Students from Northern Manitoba or out of province are often leaving their family and friends for the first time, Settee said.

David Ness, University of Manitoba

David Ness is the head of counselling services at the University of Manitoba. He says every year, students come in struggling with loneliness on campus. (Teghan Beaudette/CBC)

Some Canadian universities are tackling loneliness directly and not just as a contributor to poor mental health among students. The University of Calgary has developed resources for lonely students to let them know they’re not alone and where and how they can get help.

Jan Byrd, who directs the University of Winnipeg’s wellness and student life program, said the university has first year students move into dorms a week early to help them adjust.

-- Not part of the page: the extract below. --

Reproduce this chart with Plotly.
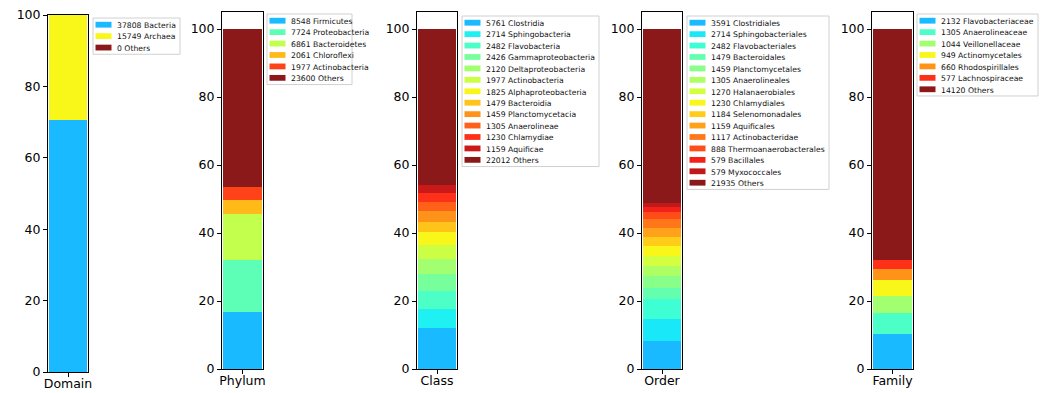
import numpy as np
import plotly.graph_objects as go

# ---- counts per taxonomic level (top taxa + remainder) ----
domain_names = ["Bacteria", "Archaea", "Others"]
domain_counts = [37808, 15749, 0]

phylum_names = ["Firmicutes", "Proteobacteria", "Bacteroidetes", "Chloroflexi",
                "Actinobacteria", "Others"]
phylum_counts = [8548, 7724, 6861, 2061, 1977, 23600]

class_names = ["Clostridia", "Sphingobacteria", "Flavobacteria", "Gammaproteobacteria",
               "Deltaproteobacteria", "Actinobacteria", "Alphaproteobacteria",
               "Bacteroidia", "Planctomycetacia", "Anaerolineae", "Chlamydiae",
               "Aquificae", "Others"]
class_counts = [5761, 2714, 2482, 2426, 2120, 1977, 1825, 1479, 1459, 1305, 1230,
                1159, 22012]

order_names = ["Clostridiales", "Sphingobacteriales", "Flavobacteriales", "Bacteroidales",
               "Planctomycetales", "Anaerolineales", "Halanaerobiales", "Chlamydiales",
               "Selenomonadales", "Aquificales", "Actinobacteridae",
               "Thermoanaerobacterales", "Bacillales", "Myxococcales", "Others"]
order_counts = [3591, 2714, 2482, 1479, 1459, 1305, 1270, 1230, 1184, 1159, 1117, 888,
                579, 579, 21935]

family_names = ["Flavobacteriaceae", "Anaerolineaceae", "Veillonellaceae",
                "Actinomycetales", "Rhodospirillales", "Lachnospiraceae", "Others"]
family_counts = [2132, 1305, 1044, 949, 660, 577, 14120]

levels = ["Domain", "Phylum", "Class", "Order", "Family"]
y_ticks = [0, 20, 40, 60, 80, 100]

W, H = 1044, 393
FONT = "DejaVu Sans"


def jet(v):
    """Matplotlib-style jet colormap, returns rgb in 0..1."""
    r = np.interp(v, [0, 0.35, 0.66, 0.89, 1], [0, 0, 1, 1, 0.5])
    g = np.interp(v, [0, 0.125, 0.375, 0.64, 0.91, 1], [0, 0, 1, 1, 0, 0])
    b = np.interp(v, [0, 0.11, 0.34, 0.65, 1], [0.5, 1, 1, 0, 0])
    return r, g, b


def palette(n, alpha=0.9):
    out = []
    for v in np.linspace(0.3, 1.0, n):
        r, g, b = jet(v)
        out.append(f"rgba({round(r*255)},{round(g*255)},{round(b*255)},{alpha})")
    return out


def px(x):
    return x / W


def py(y):
    return 1 - y / H


# panel geometry in pixels: axis box (left, right, top, bottom), y max, legend (left, top, right)
panels = [
    (domain_names, domain_counts, (48, 88, 15, 372), 100, (93, 18, 180)),
    (phylum_names, phylum_counts, (222, 263, 12, 369), 105, (267, 14, 352)),
    (class_names, class_counts, (417, 457, 12, 369), 105, (462, 16, 599)),
    (order_names, order_counts, (642, 682, 12, 369), 105, (687, 16, 829)),
    (family_names, family_counts, (872, 913, 12, 369), 105, (917, 14, 1038)),
]

fig = go.Figure()
layout = dict(
    width=W, height=H, margin=dict(l=0, r=0, t=0, b=0, pad=0, autoexpand=False),
    paper_bgcolor="white", plot_bgcolor="white",
    barmode="stack", showlegend=False, bargap=0,
    font=dict(family=FONT, size=12.5, color="black"),
)
shapes = []
annotations = []
PITCH = 11.43

for i, (names, counts, box, ymax, leg) in enumerate(panels):
    level = levels[i]
    sfx = "" if i == 0 else str(i + 1)
    total = float(sum(counts))
    colors = palette(len(names))
    for name, cnt, col in zip(names, counts, colors):
        fig.add_trace(go.Bar(
            x=[level], y=[cnt / total * 100], name=f"{cnt} {name}",
            marker=dict(color=col, line=dict(width=0)), width=0.8,
            xaxis="x" + sfx, yaxis="y" + sfx,
        ))
    x0, x1, yt, yb = box
    layout["xaxis" + sfx] = dict(
        domain=[px(x0), px(x1)], anchor="y" + sfx, range=[-0.42, 0.42],
        showline=True, mirror=True, linecolor="black", linewidth=1,
        ticks="outside", ticklen=4, tickcolor="black", showgrid=False,
        zeroline=False, automargin=False, ticklabelstandoff=-4,
        tickfont=dict(family=FONT, size=12.5, color="black"),
    )
    layout["yaxis" + sfx] = dict(
        domain=[py(yb), py(yt)], anchor="x" + sfx, range=[0, ymax],
        tickvals=y_ticks, showline=True, mirror=True, linecolor="black",
        linewidth=1, ticks="outside", ticklen=4, tickcolor="black",
        showgrid=False, zeroline=False, automargin=False,
        tickfont=dict(family=FONT, size=12.5, color="black"),
    )

    # legend box with swatches and labels
    lx, ltop, lr = leg
    n = len(names)
    first = ltop + 6.7
    lbot = first + PITCH * (n - 1) + 6.7
    shapes.append(dict(type="rect", xref="paper", yref="paper",
                       x0=px(lx), x1=px(lr), y0=py(lbot), y1=py(ltop),
                       line=dict(color="#d0d0d0", width=1),
                       fillcolor="rgba(255,255,255,0.8)", layer="above"))
    for k, (name, cnt, col) in enumerate(zip(names, counts, colors)):
        cy = first + PITCH * k
        shapes.append(dict(type="rect", xref="paper", yref="paper",
                           x0=px(lx + 2.5), x1=px(lx + 18.5),
                           y0=py(cy + 2.9), y1=py(cy - 2.9),
                           line=dict(width=0), fillcolor=col, layer="above"))
        annotations.append(dict(
            xref="paper", yref="paper", x=px(lx + 23), y=py(cy + 0.8),
            xanchor="left", yanchor="middle", showarrow=False,
            text=f"{cnt} {name}", borderpad=0,
            font=dict(family=FONT, size=7.7, color="#111111"),
        ))

layout["shapes"] = shapes
layout["annotations"] = annotations
fig.update_layout(**layout)
fig.write_html("out.html")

“We do quite a few things differently to welcome our first year students and try and alleviate that loneliness,” said Byrd, pointing to activities like group movie nights, bowling, city tours and appointed peer mentors.

“We know that students are more likely to stay here and persist and do well in their studies if they have a network of supports, so we try and create many opportunities so people can make a network and make connections on campus so that things don’t hit a crisis,” she said.

The university doesn’t want to “medicalize loneliness” because, Byrd said, it’s a perfectly normal feeling, but “there are those students for whom things don’t get better.”

When that’s the case, the university has psychiatrists and nurses on staff to help.

Ness, Settee and Byrd all recommended joining student groups as a way to stave off loneliness. The U of W had more than 70 groups last year, and the University of Manitoba tracks extracurriculars and puts them on students’ transcripts as an incentive to participate.

Ness said counsellors can help students develop coping skills and figure out exactly what is causing them to feel bad.

Ness and Byrd said students should reach out before it reaches a crisis point.

In the past two years, the University of Winnipeg has increased counselling services on campus and changed the student health care program to include more money for mental health services.